I disagree rather strenuously. IMHO, the main reason to use rsync locally is if you're trying to copy over an update (e.g. you have a camcorder with a bunch of videos that you've previously copied, and some new videos that you've not, or backing up a large dataset that has a number of files that are an update or are new since the previous copy to backup.)

"It should be possible to have a rsync varient that omits using the checksums, and simply overwrites the destination file always, like cp -- but with the rest of the rsync interface left intact"

Or you could use the right tool for the job, e.g. tar or cp. If the files are entirely new, there's no point in using rsync; there's no need to calculate any checksums (unless you're verifying the integrity of the copy perhaps).

A look at rsync performance

Posted Aug 19, 2010 2:33 UTC (Thu) by joey (subscriber, #328) [Link]

I've written a simple rsync accellerator script, local-rsync:

http://git.kitenet.net/?p=joey/home.git;a=blob_plain;f=bi...

It takes the same options as rsync, except the src and dest directories
must be specified as the first 2 parameters. And neither directory can be remote.

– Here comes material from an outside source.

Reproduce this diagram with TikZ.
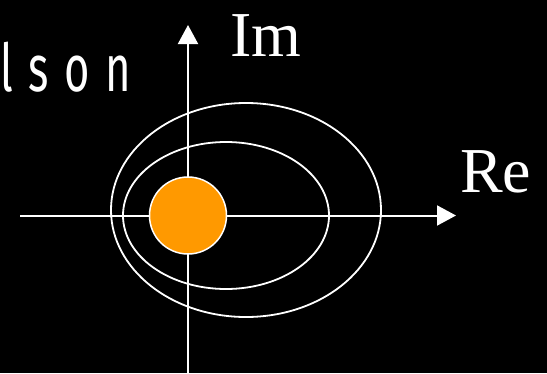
\documentclass[tikz,border=0pt]{standalone}
\usepackage{fontspec}
\usepackage{graphicx}
\setmainfont{Liberation Serif}
\newfontfamily\titlefont[LetterSpace=36]{Fira Sans}
\usepackage{tikz}
\usetikzlibrary{arrows.meta}
\definecolor{sunorange}{HTML}{FF9900}
\tikzset{>=stealth,
  axis/.style={white, line width=2pt, -{Triangle[length=19pt,width=20pt]}},
  orbit/.style={white, line width=1.8pt},
  axislabel/.style={white, anchor=base west, inner sep=0pt, font=\fontsize{64}{64}\selectfont}}

\begin{document}
\begin{tikzpicture}[x=1pt, y=-1pt]
	% black background
	\fill[black] (0,0) rectangle (547,373);
	\useasboundingbox (0,0) rectangle (547,373);
	% title, cut at the left edge
	\node[white, anchor=base west, inner sep=0pt, font=\titlefont\fontsize{66}{66}\selectfont] (title) at (0,91) {\scalebox{0.66}[1]{lson}};
	% orbits
	\draw[orbit] (226,215.5) ellipse (103 and 73.5);
	\draw[orbit] (246,210) ellipse (135 and 107);
	% axes
	\coordinate (O) at (188,215.5);
	\coordinate (reStart) at (20,215.5);
	\coordinate (reEnd) at (456,215.5);
	\coordinate (imStart) at (188,373);
	\coordinate (imEnd) at (188,25);
	\draw[axis] (reStart) -- (reEnd);
	\draw[axis] (imStart) -- (imEnd);
	\node[axislabel] (im) at (230,56) {Im};
	\node[axislabel] (re) at (460,192) {Re};
	% sun at the origin
	\node[circle, fill=sunorange, draw=white, line width=1.5pt, minimum size=77pt, inner sep=0pt] (sun) at (O) {};
\end{tikzpicture}
\end{document}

It operates by simply using rsync --dry-run to determine which files need to be updated, and then copying them to the dest directory using cp. rsync is run at the end to handle everything else.

Testing on my laptop, rsync takes 19 seconds to sync a directory containing a 260 mb file. local-rsync takes 8 seconds. Roughly in line with the benchmarks in this article.

A look at rsync performance

Posted Aug 19, 2010 15:16 UTC (Thu) by jcvw (subscriber, #50475) [Link]

Note that checksumming does not explain the excess use of system time as the checksumming is done in userspace

A look at rsync performance

Posted Sep 4, 2010 8:53 UTC (Sat) by llloic (subscriber, #5331) [Link]

"It should be possible to have a rsync varient that omits using the checksums, and simply overwrites the destination file always, like cp -- but with the rest of the rsync interface left intact. That should be much faster on some hardware."

Note that rsync already do the "overwrites the destination file always, likecp" as you said with the --whole-file option, which is according "the default when both the source and destination are specified as local paths", quoting this man page.

As far as I understand, when rsync acts on local files, in addition to a "normal" cp, rsync is only computing the whole file checksum.